_Source excerpt_

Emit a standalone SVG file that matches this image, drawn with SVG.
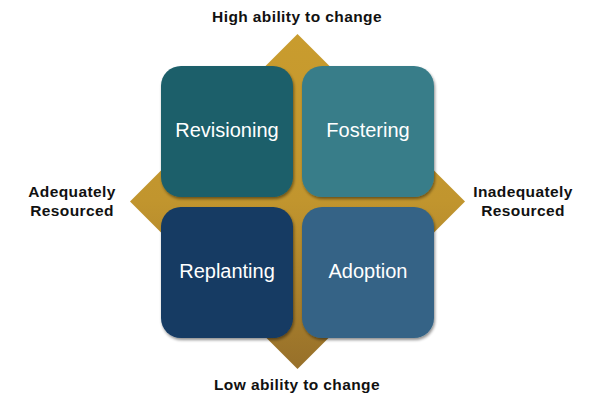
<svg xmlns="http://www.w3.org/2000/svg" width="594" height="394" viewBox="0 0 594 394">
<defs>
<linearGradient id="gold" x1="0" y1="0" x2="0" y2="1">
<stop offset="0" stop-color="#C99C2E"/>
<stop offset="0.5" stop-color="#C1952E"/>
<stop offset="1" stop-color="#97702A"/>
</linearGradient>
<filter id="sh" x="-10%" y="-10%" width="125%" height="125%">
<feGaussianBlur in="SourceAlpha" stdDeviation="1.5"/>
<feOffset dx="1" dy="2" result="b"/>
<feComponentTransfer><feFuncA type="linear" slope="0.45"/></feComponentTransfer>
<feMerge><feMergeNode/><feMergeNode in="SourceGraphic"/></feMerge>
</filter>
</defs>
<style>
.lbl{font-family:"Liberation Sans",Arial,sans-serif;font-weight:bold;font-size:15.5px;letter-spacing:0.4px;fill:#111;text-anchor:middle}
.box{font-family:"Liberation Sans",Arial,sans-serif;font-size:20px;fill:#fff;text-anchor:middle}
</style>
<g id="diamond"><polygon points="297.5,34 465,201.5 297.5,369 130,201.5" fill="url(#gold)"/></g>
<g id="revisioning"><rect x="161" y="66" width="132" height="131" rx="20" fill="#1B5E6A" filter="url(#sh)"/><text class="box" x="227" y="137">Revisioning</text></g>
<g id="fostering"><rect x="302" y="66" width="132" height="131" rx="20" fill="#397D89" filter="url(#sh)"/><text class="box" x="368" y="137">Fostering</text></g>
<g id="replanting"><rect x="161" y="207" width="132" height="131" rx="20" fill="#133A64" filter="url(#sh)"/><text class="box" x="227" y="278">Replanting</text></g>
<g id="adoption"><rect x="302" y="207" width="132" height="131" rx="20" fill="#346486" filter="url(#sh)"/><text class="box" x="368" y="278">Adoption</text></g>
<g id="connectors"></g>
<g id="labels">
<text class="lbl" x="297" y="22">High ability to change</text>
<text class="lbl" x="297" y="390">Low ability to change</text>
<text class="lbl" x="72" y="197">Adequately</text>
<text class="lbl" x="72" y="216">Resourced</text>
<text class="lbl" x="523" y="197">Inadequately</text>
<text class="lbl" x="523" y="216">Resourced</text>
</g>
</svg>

_Goal_
Your task is to repeat the data above exactly while excluding the pictures.

_Output_
Emit a standalone SVG file that matches this image, drawn with SVG.
<svg xmlns="http://www.w3.org/2000/svg" width="594" height="394" viewBox="0 0 594 394">
<defs>
<linearGradient id="gold" x1="0" y1="0" x2="0" y2="1">
<stop offset="0" stop-color="#C99C2E"/>
<stop offset="0.5" stop-color="#C1952E"/>
<stop offset="1" stop-color="#97702A"/>
</linearGradient>
<filter id="sh" x="-10%" y="-10%" width="125%" height="125%">
<feGaussianBlur in="SourceAlpha" stdDeviation="1.5"/>
<feOffset dx="1" dy="2" result="b"/>
<feComponentTransfer><feFuncA type="linear" slope="0.45"/></feComponentTransfer>
<feMerge><feMergeNode/><feMergeNode in="SourceGraphic"/></feMerge>
</filter>
</defs>
<style>
.lbl{font-family:"Liberation Sans",Arial,sans-serif;font-weight:bold;font-size:15.5px;letter-spacing:0.4px;fill:#111;text-anchor:middle}
.box{font-family:"Liberation Sans",Arial,sans-serif;font-size:20px;fill:#fff;text-anchor:middle}
</style>
<g id="diamond"><polygon points="297.5,34 465,201.5 297.5,369 130,201.5" fill="url(#gold)"/></g>
<g id="revisioning"><rect x="161" y="66" width="132" height="131" rx="20" fill="#1B5E6A" filter="url(#sh)"/><text class="box" x="227" y="137">Revisioning</text></g>
<g id="fostering"><rect x="302" y="66" width="132" height="131" rx="20" fill="#397D89" filter="url(#sh)"/><text class="box" x="368" y="137">Fostering</text></g>
<g id="replanting"><rect x="161" y="207" width="132" height="131" rx="20" fill="#133A64" filter="url(#sh)"/><text class="box" x="227" y="278">Replanting</text></g>
<g id="adoption"><rect x="302" y="207" width="132" height="131" rx="20" fill="#346486" filter="url(#sh)"/><text class="box" x="368" y="278">Adoption</text></g>
<g id="connectors"></g>
<g id="labels">
<text class="lbl" x="297" y="22">High ability to change</text>
<text class="lbl" x="297" y="390">Low ability to change</text>
<text class="lbl" x="72" y="197">Adequately</text>
<text class="lbl" x="72" y="216">Resourced</text>
<text class="lbl" x="523" y="197">Inadequately</text>
<text class="lbl" x="523" y="216">Resourced</text>
</g>
</svg>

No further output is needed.